Kobieta, która była pewna
stabilności swojego małżeństwa.
Drugi, bardzo poważny dla mnie minus, to styl pisania. Być może autorka, chciała by język był bardzo prosty, niekiedy zagmatwany, niezrozumiały, wpadający niekiedy w chaos – by ukazać rozterki i psychiczny stan bohaterki. Mnie to jednak przeszkadzało podczas czytania. Miałam wrażenie, i to jest plusem, że książka ma unikatowy wymiar – bo miała być książką pisaną ręką samej bohaterki, Jagody, a nie Arlety Tylkiewicz, co nie znaczy, że sama autorka nie powinna pilnować stylu pisania. W tekście znajduje się sporo niejasności, zdań wyrwanych z kontekstu, przemyśleń które pojawiają się nie wiadomo skąd. Jakby coś nie grało. Pomysł był dobry. To tak, jakby mieć „coś na końcu języka”, kiedy nie można przypomnieć sobie czegoś, co chce się powiedzieć. I w rzeczy samej, sobie ostatecznie nie zdołać tego przypomnieć. Tak też było tu. Coś szło w dobrym kierunku, ale w końcu się do końca nie udało.

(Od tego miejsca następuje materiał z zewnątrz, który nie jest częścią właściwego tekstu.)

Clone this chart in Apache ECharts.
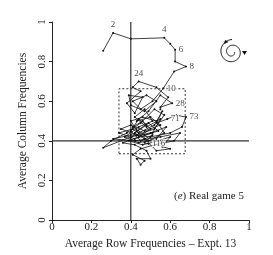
<!DOCTYPE html>
<html><head><meta charset="utf-8">
<script src="https://cdn.jsdelivr.net/npm/echarts@6/dist/echarts.min.js"></script>
<style>html,body{margin:0;padding:0;background:#fff}#c{width:273px;height:255px}</style>
</head><body><div id="c"></div>
<script>
// Trajectory of average row / column frequencies (periods 1..116)
const rowFreq = [0.26,0.31,0.40,0.57,0.60,0.625,0.625,0.68,0.62,0.565,
0.51,0.45,0.41,0.48,0.53,0.47,0.40,0.39,0.46,0.42,
0.38,0.45,0.41,0.44,0.53,0.59,0.55,0.61,0.55,0.49,
0.43,0.50,0.55,0.47,0.40,0.35,0.43,0.52,0.57,0.52,
0.45,0.38,0.30,0.26,0.40,0.50,0.58,0.53,0.44,0.37,
0.44,0.51,0.47,0.42,0.48,0.55,0.51,0.42,0.34,0.41,
0.49,0.57,0.53,0.46,0.40,0.44,0.52,0.56,0.55,0.53,
0.585,0.63,0.68,0.66,0.60,0.50,0.40,0.31,0.42,0.55,
0.65,0.62,0.52,0.45,0.41,0.47,0.45,0.43,0.50,0.48,
0.42,0.36,0.44,0.50,0.46,0.41,0.47,0.54,0.49,0.43,
0.39,0.46,0.54,0.60,0.56,0.60,0.53,0.47,0.42,0.48,
0.44,0.40,0.45,0.51,0.47,0.49];
const colFreq = [0.855,0.945,0.915,0.92,0.89,0.86,0.80,0.775,0.75,0.665,
0.60,0.56,0.60,0.63,0.60,0.55,0.58,0.63,0.62,0.54,
0.59,0.65,0.67,0.70,0.67,0.62,0.57,0.59,0.63,0.55,
0.50,0.52,0.48,0.45,0.48,0.46,0.43,0.46,0.53,0.56,
0.49,0.44,0.40,0.365,0.42,0.44,0.47,0.41,0.39,0.42,
0.47,0.50,0.56,0.52,0.47,0.51,0.44,0.41,0.44,0.46,
0.40,0.44,0.50,0.52,0.50,0.44,0.48,0.55,0.56,0.49,
0.51,0.53,0.52,0.47,0.44,0.42,0.43,0.41,0.40,0.42,
0.44,0.40,0.38,0.36,0.33,0.30,0.28,0.31,0.31,0.35,
0.38,0.39,0.42,0.46,0.50,0.47,0.43,0.45,0.49,0.45,
0.40,0.38,0.40,0.42,0.37,0.36,0.35,0.41,0.44,0.48,
0.51,0.45,0.40,0.43,0.39,0.385];
const labelledPeriods = [2,4,6,8,10,24,28,71,73,116];
const labelPos = ['top','top','right','right','right','top','right','right','right','right'];
const crossX = 0.4, crossY = 0.4;
const boxX = [0.34, 0.676];
const boxY = [0.335, 0.663];

const pathData = rowFreq.map((x,i)=>[x,colFreq[i]]);
const labelData = labelledPeriods.map((p,k)=>({value:[rowFreq[p-1],colFreq[p-1]],name:String(p),
  label:{position:labelPos[k],offset:p===71?[0,-5]:[0,0]}}));
const boxData = [[boxX[0],boxY[0]],[boxX[1],boxY[0]],[boxX[1],boxY[1]],[boxX[0],boxY[1]],[boxX[0],boxY[0]]];

// decorative spiral icon
const spiral=[];
for(let k=0;k<=120;k++){const t=k/120*3.5*Math.PI;const r=2.5+10*k/120;spiral.push([r*Math.cos(t),r*Math.sin(t)]);}

const F='Liberation Serif';
const ink='#222';
const chart=echarts.init(document.getElementById('c'),null,{renderer:'canvas'});
chart.setOption({
  animation:false,
  grid:{left:52,right:24,top:22,bottom:33},
  xAxis:{type:'value',min:0,max:1,interval:0.2,
    name:'Average Row Frequencies – Expt. 13',nameLocation:'middle',nameGap:15,
    nameTextStyle:{fontFamily:F,fontSize:11.5,color:ink},
    axisLine:{lineStyle:{color:ink,width:1}},axisTick:{length:3,lineStyle:{color:ink}},
    axisLabel:{fontFamily:F,fontSize:11,color:ink,margin:2},splitLine:{show:false}},
  yAxis:{type:'value',min:0,max:1,interval:0.2,
    name:'Average Column Frequencies',nameLocation:'middle',nameGap:22,
    nameTextStyle:{fontFamily:F,fontSize:11.5,color:ink},
    axisLine:{show:true,lineStyle:{color:ink,width:1}},axisTick:{show:true,length:3,lineStyle:{color:ink}},
    axisLabel:{fontFamily:F,fontSize:11,color:ink,rotate:90,margin:4},splitLine:{show:false}},
  series:[
    {type:'line',data:[[crossX,0],[crossX,1]],symbol:'none',lineStyle:{color:'#333',width:1.2},silent:true},
    {type:'line',data:[[0,crossY],[1,crossY]],symbol:'none',lineStyle:{color:'#333',width:1.2},silent:true},
    {type:'line',data:boxData,symbol:'none',lineStyle:{color:'#333',width:1,type:[2,2]},silent:true},
    {type:'line',data:pathData,symbol:'circle',symbolSize:2,itemStyle:{color:'#111'},lineStyle:{color:'#111',width:0.8}},
    {type:'scatter',data:labelData,symbolSize:1,z:10,itemStyle:{color:'#111'},
      labelLayout:{hideOverlap:false},
      label:{show:true,formatter:p=>p.name,fontFamily:F,fontSize:9,color:ink,distance:3,
        textBorderColor:'#fff',textBorderWidth:2}}
  ],
  graphic:[
    {type:'text',left:174,top:191,style:{text:'({i|e}) Real game 5',fontFamily:F,fontSize:11,fill:ink,
      rich:{i:{fontFamily:F,fontStyle:'italic',fontSize:11,fill:ink}}}},
    {type:'polyline',x:232,y:52,shape:{points:spiral},style:{stroke:'#111',fill:null,lineWidth:1}},
    {type:'polygon',x:244.5,y:53,shape:{points:[[-2.5,-2],[2.5,-2],[0,2]]},style:{fill:'#111'}},
    {type:'polygon',x:226,y:42,shape:{points:[[-2,2],[-1,-2],[2.5,0]]},style:{fill:'#111'}}
  ]
});
</script></body></html>
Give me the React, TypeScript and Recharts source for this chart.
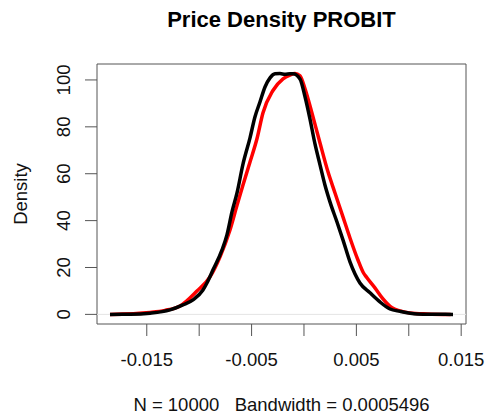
import React from "react";
import { LineChart, Line, XAxis, YAxis, ReferenceArea, ReferenceLine } from "recharts";

const xTicks = [-0.015, -0.01, -0.005, 0, 0.005, 0.01, 0.015];
const xTickLabels = ["-0.015", "", "-0.005", "", "0.005", "", "0.015"];
const yTicks = [0, 20, 40, 60, 80, 100];
const yTickLabels = ["0", "20", "40", "60", "80", "100"];

const blackX = [
  -0.01851, -0.0166, -0.01469, -0.01279, -0.01155, -0.01059, -0.00964, -0.00926, -0.00868, -0.00782,
  -0.00735, -0.00687, -0.00639, -0.00582, -0.00515, -0.00468, -0.0042, -0.00372, -0.00324, -0.00277,
  -0.00229, -0.00181, -0.00134, -0.00105, -0.00038, 0.0001, 0.00057, 0.00105, 0.00153, 0.002,
  0.00248, 0.00315, 0.00372, 0.00439, 0.00534, 0.0063, 0.00725, 0.00821, 0.00916, 0.01078,
  0.0125, 0.01422,
];
const blackY = [
  0, 0.05, 0.5, 1.9, 4.05, 6.2, 10.4, 13.4, 19.0, 27.5,
  33.9, 43.7, 51.8, 64.1, 75.3, 84.2, 90.6, 97.0, 100.9, 102.6,
  102.7, 102.4, 102.6, 102.6, 100.4, 92.8, 83.4, 72.7, 63.8, 55.2,
  48.0, 39.4, 31.8, 22.4, 13.4, 9.2, 5.3, 2.3, 1.3, 0.2,
  0.05, 0,
];

const redX = [
  -0.01851, -0.01469, -0.01326, -0.01183, -0.01021, -0.00897, -0.00802, -0.00706, -0.00639, -0.00582,
  -0.00515, -0.00448, -0.00391, -0.00296, -0.002, -0.00134, -0.00086, -0.00038, 0.0001, 0.00076,
  0.00153, 0.00229, 0.00296, 0.00372, 0.00439, 0.00515, 0.00563, 0.00601, 0.00677, 0.00754,
  0.0084, 0.00916, 0.01011, 0.01174, 0.0140,
];
const redY = [
  0, 0.85, 1.7, 3.6, 10.0, 16.0, 24.5, 36.0, 46.5, 55.2,
  65.0, 75.0, 86.0, 95.5, 100.5, 102.1, 102.8, 101.8, 96.2, 85.9,
  73.1, 60.8, 51.8, 41.6, 32.6, 23.2, 18.1, 15.6, 11.3, 6.6,
  2.8, 1.5, 0.6, 0.2, 0,
];

const blackData = blackX.map((x, i) => ({ x, y: blackY[i] }));
const redData = redX.map((x, i) => ({ x, y: redY[i] }));

const X_DOMAIN: [number, number] = [-0.01975, 0.01546];
const Y_DOMAIN: [number, number] = [-4.1, 106.8];

const FONT = "'Liberation Sans', Arial, Helvetica, sans-serif";

const XTick = (props: any) => {
  const { x, y, payload } = props;
  const idx = xTicks.indexOf(payload.value);
  const label = idx >= 0 ? xTickLabels[idx] : "";
  if (!label) return <g />;
  return (
    <text x={x} y={y + 28} textAnchor="middle" fontSize={18.5} fontFamily={FONT} fill="#111">
      {label}
    </text>
  );
};

const YTick = (props: any) => {
  const { x, y, payload } = props;
  const idx = yTicks.indexOf(payload.value);
  const label = idx >= 0 ? yTickLabels[idx] : "";
  const bx = x - 13;
  return (
    <text
      x={bx}
      y={y}
      transform={`rotate(-90, ${bx}, ${y})`}
      textAnchor="middle"
      fontSize={18.5}
      fontFamily={FONT}
      fill="#111"
    >
      {label}
    </text>
  );
};

export default function App() {
  return (
    <div style={{ position: "absolute", left: 0, top: 0, width: 487, height: 414, background: "#fff" }}>
      <LineChart
        width={487}
        height={414}
        margin={{ top: 64, right: 21, left: 0, bottom: 0 }}
      >
        <XAxis
          type="number"
          dataKey="x"
          domain={X_DOMAIN}
          ticks={xTicks}
          allowDataOverflow
          height={90}
          tickSize={12}
          tickMargin={2}
          axisLine={false}
          tickLine={{ stroke: "#555", strokeWidth: 1 }}
          tick={<XTick />}
          interval={0}
        />
        <YAxis
          type="number"
          dataKey="y"
          domain={Y_DOMAIN}
          ticks={yTicks}
          allowDataOverflow
          width={97}
          tickSize={12}
          tickMargin={2}
          axisLine={false}
          tickLine={{ stroke: "#555", strokeWidth: 1 }}
          tick={<YTick />}
          interval={0}
        />
        <ReferenceLine y={0} stroke="#e4e4e4" strokeWidth={1} ifOverflow="hidden" />
        <ReferenceArea
          x1={X_DOMAIN[0]}
          x2={X_DOMAIN[1]}
          y1={Y_DOMAIN[0]}
          y2={Y_DOMAIN[1]}
          fill="none"
          fillOpacity={0}
          stroke="#555"
          strokeWidth={1}
          ifOverflow="visible"
        />
        <Line
          data={redData}
          dataKey="y"
          type="monotone"
          stroke="#ff0000"
          strokeWidth={3.5}
          dot={false}
          isAnimationActive={false}
        />
        <Line
          data={blackData}
          dataKey="y"
          type="monotone"
          stroke="#000000"
          strokeWidth={3.5}
          dot={false}
          isAnimationActive={false}
        />
      </LineChart>
      <svg
        width={487}
        height={414}
        style={{ position: "absolute", left: 0, top: 0, pointerEvents: "none" }}
      >
        <text x={281.5} y={27} textAnchor="middle" fontSize={22} fontWeight="bold" fontFamily={FONT} fill="#000">
          Price Density PROBIT
        </text>
        <text
          x={281.5}
          y={410.5}
          textAnchor="middle"
          fontSize={18.5}
          fontFamily={FONT}
          fill="#111"
          style={{ whiteSpace: "pre" }}
        >
          {"N = 10000   Bandwidth = 0.0005496"}
        </text>
        <text
          x={27}
          y={194}
          transform="rotate(-90, 27, 194)"
          textAnchor="middle"
          fontSize={18.5}
          fontFamily={FONT}
          fill="#111"
        >
          Density
        </text>
      </svg>
    </div>
  );
}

I jeszcze jedna ważna rzecz. Czytając książkę „Szczęście do poprawki” miałam wrażenie, że tekst chwilami jest bardzo niedopracowany, nie tylko w stylu pisania, ale także w tempie zdarzeń. Zbyt szybko przeskakuje z jednej do drugiej sceny, pozostawiając tamtą niedopracowaną, niezakończoną, urwaną. Pojawiają się sceny zupełnie zbędne, takich, które nie są nawet „zapełniaczem” miejsca. Niestety ten debiut literacki jest do dopracowania. Nie porwał mnie zupełnie, męczyłam się podczas czytania. Chwilami potrafiłam się zgubić w myślach bohaterki, czy w samej fabule. Minusy, które poruszyłam wcześniej – jak dla mnie, zniechęcają do czytania książki. To, co daje nadzieję, to umiejętność autorki, wykreowania ciekawych postaci, które wywołują emocje. Mam, nadzieję, że kolejne jej książki będą lepsze. Chętnie po nie sięgnę, by zobaczyć jak autorka się rozwija. Muszę zaznaczyć, że sam pomysł był dobry, tylko potencjał nie został wykorzystany. A to z pewnością jest do wyszlifowania! Życzę autorce sukcesów, chętnie będę śledzić jej kolejne powieści.